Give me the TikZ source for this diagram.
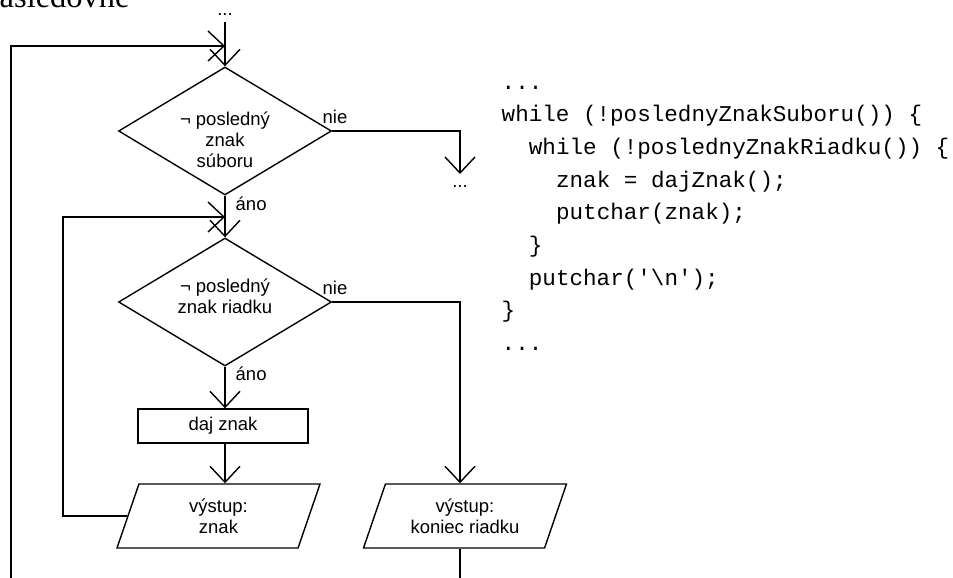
\documentclass[tikz,border=0pt]{standalone}
\usepackage{fontspec}
\setmainfont{Liberation Sans}
\newfontfamily\codefont{Liberation Mono}
\newfontfamily\titlefont{Liberation Serif}
\usetikzlibrary{shapes.geometric,arrows.meta}
\newcommand\flowfont{\fontsize{18.5}{21.3}\selectfont}
\begin{document}
\begin{tikzpicture}[x=1pt,y=-1pt, line width=1.4pt,
  arr/.style={-{Straight Barb[length=16pt,width=30pt]}},
  dec/.style={draw, shape=diamond, minimum width=213pt, minimum height=128pt, inner sep=0pt},
  io/.style={draw, trapezium, trapezium left angle=58, trapezium right angle=122,
             trapezium stretches body, minimum width=203pt, minimum height=64pt,
             inner sep=0pt, align=center, font=\flowfont},
  lbl/.style={font=\flowfont, inner sep=0pt},
  code/.style={anchor=base west, inner sep=0pt, font=\codefont\fontsize{22.6}{26}\selectfont}]
\useasboundingbox (0,0) rectangle (953,578);

% partially visible heading
\node[anchor=base west, inner sep=0pt, font=\titlefont\fontsize{32.5}{36}\selectfont] (title) at (-1,7.3) {asledovne};

% flowchart
\node[lbl, anchor=south, text depth=6pt] (topdots) at (225,22) {...};
\coordinate (j1) at (225,46);
\node[dec] (d1) at (225,131) {};
\node[lbl, align=center] (d1t) at (225,139.6) {¬ posledný\\znak\\súboru};
\node[lbl, anchor=base west] (nie1) at (322,123) {nie};
\node[lbl, anchor=base west] (ano1) at (235,210) {áno};
\node[lbl, anchor=north, text height=13pt] (rdots) at (460,174) {...};

\coordinate (j2) at (225,217);
\coordinate (lx) at (63,217);
\node[dec] (d2) at (225,302) {};
\node[lbl, align=center] (d2t) at (225,296) {¬ posledný\\znak riadku};
\node[lbl, anchor=base west] (nie2) at (322,294) {nie};
\node[lbl, anchor=base west] (ano2) at (235,380) {áno};

\node[draw, minimum width=170pt, minimum height=34pt, inner sep=0pt, font=\flowfont] (r) at (223,426) {daj znak};
\node[io] (p1) at (218.5,516) {výstup:\\znak};
\node[io] (p2) at (465,516) {výstup:\\koniec riadku};

\coordinate (obot) at (11,578);
\coordinate (rcol) at (460,578);

\draw[arr] (topdots.south) -- (d1.north);
\draw[arr] (obot) |- (j1);
\draw[arr] (d1.east) -| (rdots.north);
\draw[arr] (d1.south) -- (d2.north);
\draw[arr] (p1.left side) -| (lx) -- (j2);
\draw[arr] (d2.east) -| (rcol |- p2.north);
\draw[arr] (d2.south) -- (d2.south |- r.north);
\draw[arr] (r.south -| d2.south) -- (d2.south |- p1.north);
\draw (rcol |- p2.south) -- (rcol);

% code
\node[code] (c1) at (501,89) {...};
\node[code] (c2) at (501,121.7) {while (!poslednyZnakSuboru()) \{};
\node[code] (c3) at (528.2,154.4) {while (!poslednyZnakRiadku()) \{};
\node[code] (c4) at (555.4,187.1) {znak = dajZnak();};
\node[code] (c5) at (555.4,219.8) {putchar(znak);};
\node[code] (c6) at (528.2,252.5) {\}};
\node[code] (c7) at (528.2,285.2) {putchar('\textbackslash n');};
\node[code] (c8) at (501,317.9) {\}};
\node[code] (c9) at (501,350.6) {...};
\end{tikzpicture}
\end{document}
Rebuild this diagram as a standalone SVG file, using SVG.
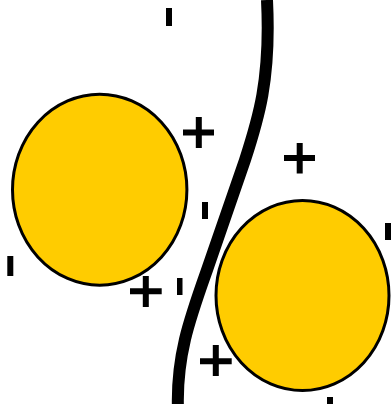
<svg xmlns="http://www.w3.org/2000/svg" width="391" height="404" viewBox="0 0 391 404">
<style>
.ell{fill:#ffcc00;stroke:#000;stroke-width:3}
.plus{stroke:#000;stroke-width:6;fill:none}
.bar{fill:#000}
</style>
<rect width="391" height="404" fill="#fff"/>
<g id="connectors">
<path d="M267,0 C271,80 258,120 245,160 L207,270 C190,318 176,356 178,410" fill="none" stroke="#000" stroke-width="12"/>
</g>
<g id="left-ellipse"><ellipse class="ell" cx="99.7" cy="189.7" rx="87.2" ry="95.5"/></g>
<g id="right-ellipse"><ellipse class="ell" cx="302.5" cy="295.5" rx="86.5" ry="95"/></g>
<g id="signs">
<path class="plus" d="M183,132.5 H214 M198.8,117 V148"/>
<path class="plus" d="M284,158 H315 M299.7,143 V173.5"/>
<path class="plus" d="M130,291.3 H161.7 M145.8,276 V307"/>
<path class="plus" d="M200,361.3 H231.7 M215.8,345 V376"/>
<rect class="bar" x="166" y="8" width="6" height="18"/>
<rect class="bar" x="202" y="202" width="6" height="17"/>
<rect class="bar" x="177" y="278" width="5.5" height="17"/>
<rect class="bar" x="7.3" y="256" width="6" height="20"/>
<rect class="bar" x="385" y="223" width="6" height="17"/>
<rect class="bar" x="327" y="397" width="6" height="10"/>
</g>
</svg>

*Stated problem*. Write every entry out again exactly, dropping the pictures.

*Output for this exercise*.
Give me the TikZ source for this diagram.
\documentclass[tikz,border=0pt]{standalone}
\usepackage{fontspec}
\setmainfont{Liberation Sans}
\newfontfamily\codefont{Liberation Mono}
\newfontfamily\titlefont{Liberation Serif}
\usetikzlibrary{shapes.geometric,arrows.meta}
\newcommand\flowfont{\fontsize{18.5}{21.3}\selectfont}
\begin{document}
\begin{tikzpicture}[x=1pt,y=-1pt, line width=1.4pt,
  arr/.style={-{Straight Barb[length=16pt,width=30pt]}},
  dec/.style={draw, shape=diamond, minimum width=213pt, minimum height=128pt, inner sep=0pt},
  io/.style={draw, trapezium, trapezium left angle=58, trapezium right angle=122,
             trapezium stretches body, minimum width=203pt, minimum height=64pt,
             inner sep=0pt, align=center, font=\flowfont},
  lbl/.style={font=\flowfont, inner sep=0pt},
  code/.style={anchor=base west, inner sep=0pt, font=\codefont\fontsize{22.6}{26}\selectfont}]
\useasboundingbox (0,0) rectangle (953,578);

% partially visible heading
\node[anchor=base west, inner sep=0pt, font=\titlefont\fontsize{32.5}{36}\selectfont] (title) at (-1,7.3) {asledovne};

% flowchart
\node[lbl, anchor=south, text depth=6pt] (topdots) at (225,22) {...};
\coordinate (j1) at (225,46);
\node[dec] (d1) at (225,131) {};
\node[lbl, align=center] (d1t) at (225,139.6) {¬ posledný\\znak\\súboru};
\node[lbl, anchor=base west] (nie1) at (322,123) {nie};
\node[lbl, anchor=base west] (ano1) at (235,210) {áno};
\node[lbl, anchor=north, text height=13pt] (rdots) at (460,174) {...};

\coordinate (j2) at (225,217);
\coordinate (lx) at (63,217);
\node[dec] (d2) at (225,302) {};
\node[lbl, align=center] (d2t) at (225,296) {¬ posledný\\znak riadku};
\node[lbl, anchor=base west] (nie2) at (322,294) {nie};
\node[lbl, anchor=base west] (ano2) at (235,380) {áno};

\node[draw, minimum width=170pt, minimum height=34pt, inner sep=0pt, font=\flowfont] (r) at (223,426) {daj znak};
\node[io] (p1) at (218.5,516) {výstup:\\znak};
\node[io] (p2) at (465,516) {výstup:\\koniec riadku};

\coordinate (obot) at (11,578);
\coordinate (rcol) at (460,578);

\draw[arr] (topdots.south) -- (d1.north);
\draw[arr] (obot) |- (j1);
\draw[arr] (d1.east) -| (rdots.north);
\draw[arr] (d1.south) -- (d2.north);
\draw[arr] (p1.left side) -| (lx) -- (j2);
\draw[arr] (d2.east) -| (rcol |- p2.north);
\draw[arr] (d2.south) -- (d2.south |- r.north);
\draw[arr] (r.south -| d2.south) -- (d2.south |- p1.north);
\draw (rcol |- p2.south) -- (rcol);

% code
\node[code] (c1) at (501,89) {...};
\node[code] (c2) at (501,121.7) {while (!poslednyZnakSuboru()) \{};
\node[code] (c3) at (528.2,154.4) {while (!poslednyZnakRiadku()) \{};
\node[code] (c4) at (555.4,187.1) {znak = dajZnak();};
\node[code] (c5) at (555.4,219.8) {putchar(znak);};
\node[code] (c6) at (528.2,252.5) {\}};
\node[code] (c7) at (528.2,285.2) {putchar('\textbackslash n');};
\node[code] (c8) at (501,317.9) {\}};
\node[code] (c9) at (501,350.6) {...};
\end{tikzpicture}
\end{document}
Rebuild this diagram as a standalone SVG file, using SVG.
<svg xmlns="http://www.w3.org/2000/svg" width="391" height="404" viewBox="0 0 391 404">
<style>
.ell{fill:#ffcc00;stroke:#000;stroke-width:3}
.plus{stroke:#000;stroke-width:6;fill:none}
.bar{fill:#000}
</style>
<rect width="391" height="404" fill="#fff"/>
<g id="connectors">
<path d="M267,0 C271,80 258,120 245,160 L207,270 C190,318 176,356 178,410" fill="none" stroke="#000" stroke-width="12"/>
</g>
<g id="left-ellipse"><ellipse class="ell" cx="99.7" cy="189.7" rx="87.2" ry="95.5"/></g>
<g id="right-ellipse"><ellipse class="ell" cx="302.5" cy="295.5" rx="86.5" ry="95"/></g>
<g id="signs">
<path class="plus" d="M183,132.5 H214 M198.8,117 V148"/>
<path class="plus" d="M284,158 H315 M299.7,143 V173.5"/>
<path class="plus" d="M130,291.3 H161.7 M145.8,276 V307"/>
<path class="plus" d="M200,361.3 H231.7 M215.8,345 V376"/>
<rect class="bar" x="166" y="8" width="6" height="18"/>
<rect class="bar" x="202" y="202" width="6" height="17"/>
<rect class="bar" x="177" y="278" width="5.5" height="17"/>
<rect class="bar" x="7.3" y="256" width="6" height="20"/>
<rect class="bar" x="385" y="223" width="6" height="17"/>
<rect class="bar" x="327" y="397" width="6" height="10"/>
</g>
</svg>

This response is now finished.